## Given exercise
Drop the pictures, then extract the listing word for word.

- - - - -

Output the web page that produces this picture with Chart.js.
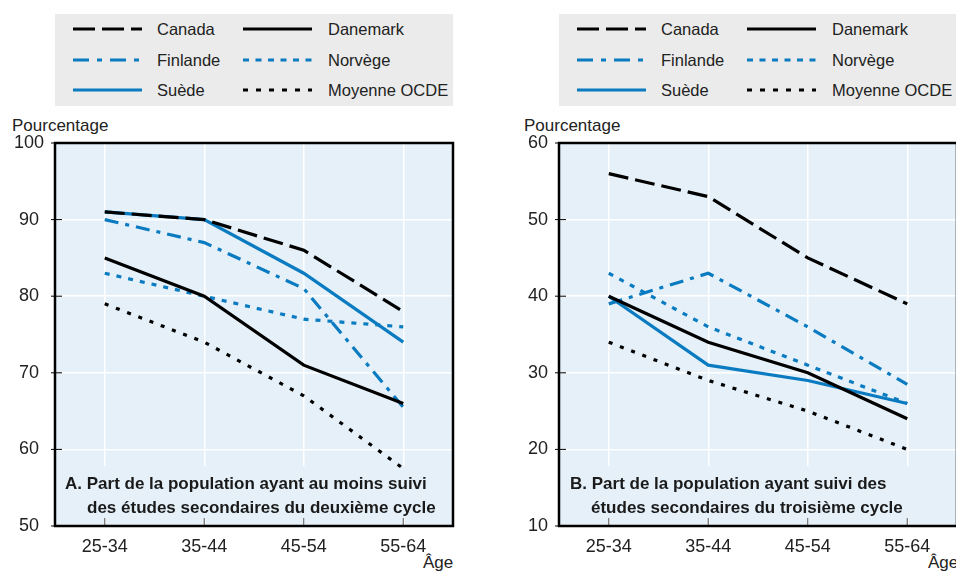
<!DOCTYPE html>
<html>
<head>
<meta charset="utf-8">
<script src="https://cdn.jsdelivr.net/npm/chart.js@4.4.1/dist/chart.umd.min.js"></script>
<style>
  body { margin: 0; width: 956px; height: 571px; overflow: hidden; background: #fff; position: relative;
         font-family: 'Liberation Sans', Arial, sans-serif; color: #222; }
  .legend { position: absolute; top: 14px; height: 92px; background: #ebebeb; }
  .item { position: absolute; height: 20px; line-height: 20px; font-size: 16.5px; white-space: nowrap; }
  .item svg { position: absolute; left: 0; top: 8px; }
  .item span { position: absolute; }
  .lbl { position: absolute; font-size: 17px; white-space: nowrap; }
  canvas { position: absolute; }
</style>
</head>
<body>
<div class="legend" id="legA" style="left:55px;width:398px"></div>
<div class="legend" id="legB" style="left:559px;width:400px"></div>
<div class="lbl" style="left:12px;top:116px">Pourcentage</div>
<div class="lbl" style="left:524px;top:116px">Pourcentage</div>
<div class="lbl" style="left:423px;top:553px">Âge</div>
<div class="lbl" style="left:928px;top:553px">Âge</div>
<div style="position:absolute;left:0;top:110px;width:480px;height:461px"><canvas id="chartA"></canvas></div>
<div style="position:absolute;left:504px;top:110px;width:460px;height:461px"><canvas id="chartB"></canvas></div>
<script>
const ages = ['25-34', '35-44', '45-54', '55-64'];
const countries = ['Canada', 'Danemark', 'Finlande', 'Norvège', 'Suède', 'Moyenne OCDE'];

// Panel A : au moins deuxième cycle du secondaire
const canadaA   = [91, 90, 86, 78];
const danemarkA = [85, 80, 71, 66];
const finlandeA = [90, 87, 81, 65.5];
const norvegeA  = [83, 80, 77, 76];
const suedeA    = [91, 90, 83, 74];
const ocdeA     = [79, 74, 67, 57.5];
const ticksA = [50, 60, 70, 80, 90, 100];

// Panel B : troisième cycle
const canadaB   = [56, 53, 45, 39];
const danemarkB = [40, 34, 30, 24];
const finlandeB = [39, 43, 36, 28.5];
const norvegeB  = [43, 36, 31, 26];
const suedeB    = [40, 31, 29, 26];
const ocdeB     = [34, 29, 25, 20];
const ticksB = [10, 20, 30, 40, 50, 60];

const titleA = ['A. Part de la population ayant au moins suivi', 'des études secondaires du deuxième cycle'];
const titleB = ['B. Part de la population ayant suivi des', 'études secondaires du troisième cycle'];

const BLUE = '#0a7bc1';
const BG = '#e5f0f8';
const FONT = "'Liberation Sans', Arial, sans-serif";

const styles = [
  { color: '#000', dash: [20, 7] },
  { color: '#000', dash: [] },
  { color: BLUE, dash: [14, 7, 4, 7] },
  { color: BLUE, dash: [5, 7] },
  { color: BLUE, dash: [] },
  { color: '#000', dash: [4, 8] },
];
const legendDash = [[22, 7], [], [16, 8, 5, 8], [6, 6.5], [], [5, 8]];

function buildLegend(id) {
  const el = document.getElementById(id);
  const cols = [{ line: 18, text: 102 }, { line: 188, text: 273 }];
  countries.forEach((name, i) => {
    const col = cols[i % 2];
    const row = Math.floor(i / 2);
    const top = 15 + row * 30.5 - 10;
    const d = document.createElement('div');
    d.className = 'item';
    d.style.left = col.line + 'px';
    d.style.top = top + 'px';
    const s = styles[i];
    d.innerHTML = `<svg width="70" height="4"><line x1="0" y1="2" x2="69" y2="2" stroke="${s.color}" stroke-width="3.2" stroke-dasharray="${legendDash[i].join(' ') || 'none'}"/></svg><span style="left:${col.text - col.line}px">${name}</span>`;
    el.appendChild(d);
  });
}
buildLegend('legA');
buildLegend('legB');

const panelPlugin = {
  id: 'panel',
  beforeDatasetsDraw(chart, args, opts) {
    const { ctx, chartArea: a } = chart;
    ctx.save();
    ctx.fillStyle = BG;
    ctx.fillRect(a.left + 4, a.bottom - 60, a.right - a.left - 20, 52);
    ctx.fillStyle = '#1a1a1a';
    ctx.font = `bold 17px ${FONT}`;
    ctx.textBaseline = 'alphabetic';
    ctx.fillText(opts.lines[0], a.left + opts.x1, a.bottom - 37);
    ctx.fillText(opts.lines[1], a.left + opts.x2, a.bottom - 13);
    ctx.restore();
  },
  afterDraw(chart) {
    const { ctx, chartArea: a, scales } = chart;
    ctx.save();
    ctx.strokeStyle = '#555';
    ctx.lineWidth = 1;
    scales.x.ticks.forEach((t, i) => {
      const x = scales.x.getPixelForTick(i);
      ctx.beginPath(); ctx.moveTo(x, a.bottom); ctx.lineTo(x, a.bottom - 8); ctx.stroke();
    });
    scales.y.ticks.forEach((t, i) => {
      const y = scales.y.getPixelForTick(i);
      ctx.strokeStyle = '#000';
      ctx.beginPath(); ctx.moveTo(a.left - 4, y); ctx.lineTo(a.left + 7, y); ctx.stroke();
    });
    ctx.strokeStyle = '#000';
    ctx.lineWidth = 2.5;
    ctx.strokeRect(a.left, a.top, a.right - a.left, a.bottom - a.top);
    ctx.restore();
  }
};

function makeChart(id, series, ticks, title, x1, x2, padRight) {
  new Chart(document.getElementById(id), {
    type: 'line',
    data: {
      labels: ages,
      datasets: series.map((vals, i) => ({
        label: countries[i],
        data: vals,
        borderColor: styles[i].color,
        borderDash: styles[i].dash,
        borderWidth: 3.2,
        pointRadius: 0,
        tension: 0,
        fill: false,
      })),
    },
    options: {
      animation: false,
      responsive: true,
      maintainAspectRatio: false,
      layout: { padding: { top: 33, right: padRight, left: 0, bottom: 0 } },
      plugins: {
        legend: { display: false },
        tooltip: { enabled: false },
        panel: { lines: title, x1: x1, x2: x2 },
      },
      scales: {
        x: {
          offset: true,
          grid: { color: '#fff', lineWidth: 1.5, drawTicks: false },
          border: { display: false },
          ticks: { color: '#222', font: { family: FONT, size: 18 }, padding: 10 },
          afterFit: s => { s.height = 45; },
        },
        y: {
          min: ticks[0],
          max: ticks[ticks.length - 1],
          afterBuildTicks: s => { s.ticks = ticks.map(v => ({ value: v })); },
          grid: { color: '#fff', lineWidth: 1.5, drawTicks: false },
          border: { display: false },
          ticks: { color: '#222', font: { family: FONT, size: 18 }, padding: 11, crossAlign: 'center' },
          afterFit: s => { s.width = 55; },
        },
      },
    },
    plugins: [
      panelPlugin,
      { id: 'bg', beforeDraw(c) { const a = c.chartArea; c.ctx.save(); c.ctx.fillStyle = BG; c.ctx.fillRect(a.left, a.top, a.right - a.left, a.bottom - a.top); c.ctx.restore(); } },
    ],
  });
}

makeChart('chartA', [canadaA, danemarkA, finlandeA, norvegeA, suedeA, ocdeA], ticksA, titleA, 10, 32, 27);
makeChart('chartB', [canadaB, danemarkB, finlandeB, norvegeB, suedeB, ocdeB], ticksB, titleB, 11, 32, 7);
</script>
</body>
</html>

- - - - -

## Solution to this problem
Output the web page that produces this picture with Chart.js.
<!DOCTYPE html>
<html>
<head>
<meta charset="utf-8">
<script src="https://cdn.jsdelivr.net/npm/chart.js@4.4.1/dist/chart.umd.min.js"></script>
<style>
  body { margin: 0; width: 956px; height: 571px; overflow: hidden; background: #fff; position: relative;
         font-family: 'Liberation Sans', Arial, sans-serif; color: #222; }
  .legend { position: absolute; top: 14px; height: 92px; background: #ebebeb; }
  .item { position: absolute; height: 20px; line-height: 20px; font-size: 16.5px; white-space: nowrap; }
  .item svg { position: absolute; left: 0; top: 8px; }
  .item span { position: absolute; }
  .lbl { position: absolute; font-size: 17px; white-space: nowrap; }
  canvas { position: absolute; }
</style>
</head>
<body>
<div class="legend" id="legA" style="left:55px;width:398px"></div>
<div class="legend" id="legB" style="left:559px;width:400px"></div>
<div class="lbl" style="left:12px;top:116px">Pourcentage</div>
<div class="lbl" style="left:524px;top:116px">Pourcentage</div>
<div class="lbl" style="left:423px;top:553px">Âge</div>
<div class="lbl" style="left:928px;top:553px">Âge</div>
<div style="position:absolute;left:0;top:110px;width:480px;height:461px"><canvas id="chartA"></canvas></div>
<div style="position:absolute;left:504px;top:110px;width:460px;height:461px"><canvas id="chartB"></canvas></div>
<script>
const ages = ['25-34', '35-44', '45-54', '55-64'];
const countries = ['Canada', 'Danemark', 'Finlande', 'Norvège', 'Suède', 'Moyenne OCDE'];

// Panel A : au moins deuxième cycle du secondaire
const canadaA   = [91, 90, 86, 78];
const danemarkA = [85, 80, 71, 66];
const finlandeA = [90, 87, 81, 65.5];
const norvegeA  = [83, 80, 77, 76];
const suedeA    = [91, 90, 83, 74];
const ocdeA     = [79, 74, 67, 57.5];
const ticksA = [50, 60, 70, 80, 90, 100];

// Panel B : troisième cycle
const canadaB   = [56, 53, 45, 39];
const danemarkB = [40, 34, 30, 24];
const finlandeB = [39, 43, 36, 28.5];
const norvegeB  = [43, 36, 31, 26];
const suedeB    = [40, 31, 29, 26];
const ocdeB     = [34, 29, 25, 20];
const ticksB = [10, 20, 30, 40, 50, 60];

const titleA = ['A. Part de la population ayant au moins suivi', 'des études secondaires du deuxième cycle'];
const titleB = ['B. Part de la population ayant suivi des', 'études secondaires du troisième cycle'];

const BLUE = '#0a7bc1';
const BG = '#e5f0f8';
const FONT = "'Liberation Sans', Arial, sans-serif";

const styles = [
  { color: '#000', dash: [20, 7] },
  { color: '#000', dash: [] },
  { color: BLUE, dash: [14, 7, 4, 7] },
  { color: BLUE, dash: [5, 7] },
  { color: BLUE, dash: [] },
  { color: '#000', dash: [4, 8] },
];
const legendDash = [[22, 7], [], [16, 8, 5, 8], [6, 6.5], [], [5, 8]];

function buildLegend(id) {
  const el = document.getElementById(id);
  const cols = [{ line: 18, text: 102 }, { line: 188, text: 273 }];
  countries.forEach((name, i) => {
    const col = cols[i % 2];
    const row = Math.floor(i / 2);
    const top = 15 + row * 30.5 - 10;
    const d = document.createElement('div');
    d.className = 'item';
    d.style.left = col.line + 'px';
    d.style.top = top + 'px';
    const s = styles[i];
    d.innerHTML = `<svg width="70" height="4"><line x1="0" y1="2" x2="69" y2="2" stroke="${s.color}" stroke-width="3.2" stroke-dasharray="${legendDash[i].join(' ') || 'none'}"/></svg><span style="left:${col.text - col.line}px">${name}</span>`;
    el.appendChild(d);
  });
}
buildLegend('legA');
buildLegend('legB');

const panelPlugin = {
  id: 'panel',
  beforeDatasetsDraw(chart, args, opts) {
    const { ctx, chartArea: a } = chart;
    ctx.save();
    ctx.fillStyle = BG;
    ctx.fillRect(a.left + 4, a.bottom - 60, a.right - a.left - 20, 52);
    ctx.fillStyle = '#1a1a1a';
    ctx.font = `bold 17px ${FONT}`;
    ctx.textBaseline = 'alphabetic';
    ctx.fillText(opts.lines[0], a.left + opts.x1, a.bottom - 37);
    ctx.fillText(opts.lines[1], a.left + opts.x2, a.bottom - 13);
    ctx.restore();
  },
  afterDraw(chart) {
    const { ctx, chartArea: a, scales } = chart;
    ctx.save();
    ctx.strokeStyle = '#555';
    ctx.lineWidth = 1;
    scales.x.ticks.forEach((t, i) => {
      const x = scales.x.getPixelForTick(i);
      ctx.beginPath(); ctx.moveTo(x, a.bottom); ctx.lineTo(x, a.bottom - 8); ctx.stroke();
    });
    scales.y.ticks.forEach((t, i) => {
      const y = scales.y.getPixelForTick(i);
      ctx.strokeStyle = '#000';
      ctx.beginPath(); ctx.moveTo(a.left - 4, y); ctx.lineTo(a.left + 7, y); ctx.stroke();
    });
    ctx.strokeStyle = '#000';
    ctx.lineWidth = 2.5;
    ctx.strokeRect(a.left, a.top, a.right - a.left, a.bottom - a.top);
    ctx.restore();
  }
};

function makeChart(id, series, ticks, title, x1, x2, padRight) {
  new Chart(document.getElementById(id), {
    type: 'line',
    data: {
      labels: ages,
      datasets: series.map((vals, i) => ({
        label: countries[i],
        data: vals,
        borderColor: styles[i].color,
        borderDash: styles[i].dash,
        borderWidth: 3.2,
        pointRadius: 0,
        tension: 0,
        fill: false,
      })),
    },
    options: {
      animation: false,
      responsive: true,
      maintainAspectRatio: false,
      layout: { padding: { top: 33, right: padRight, left: 0, bottom: 0 } },
      plugins: {
        legend: { display: false },
        tooltip: { enabled: false },
        panel: { lines: title, x1: x1, x2: x2 },
      },
      scales: {
        x: {
          offset: true,
          grid: { color: '#fff', lineWidth: 1.5, drawTicks: false },
          border: { display: false },
          ticks: { color: '#222', font: { family: FONT, size: 18 }, padding: 10 },
          afterFit: s => { s.height = 45; },
        },
        y: {
          min: ticks[0],
          max: ticks[ticks.length - 1],
          afterBuildTicks: s => { s.ticks = ticks.map(v => ({ value: v })); },
          grid: { color: '#fff', lineWidth: 1.5, drawTicks: false },
          border: { display: false },
          ticks: { color: '#222', font: { family: FONT, size: 18 }, padding: 11, crossAlign: 'center' },
          afterFit: s => { s.width = 55; },
        },
      },
    },
    plugins: [
      panelPlugin,
      { id: 'bg', beforeDraw(c) { const a = c.chartArea; c.ctx.save(); c.ctx.fillStyle = BG; c.ctx.fillRect(a.left, a.top, a.right - a.left, a.bottom - a.top); c.ctx.restore(); } },
    ],
  });
}

makeChart('chartA', [canadaA, danemarkA, finlandeA, norvegeA, suedeA, ocdeA], ticksA, titleA, 10, 32, 27);
makeChart('chartB', [canadaB, danemarkB, finlandeB, norvegeB, suedeB, ocdeB], ticksB, titleB, 11, 32, 7);
</script>
</body>
</html>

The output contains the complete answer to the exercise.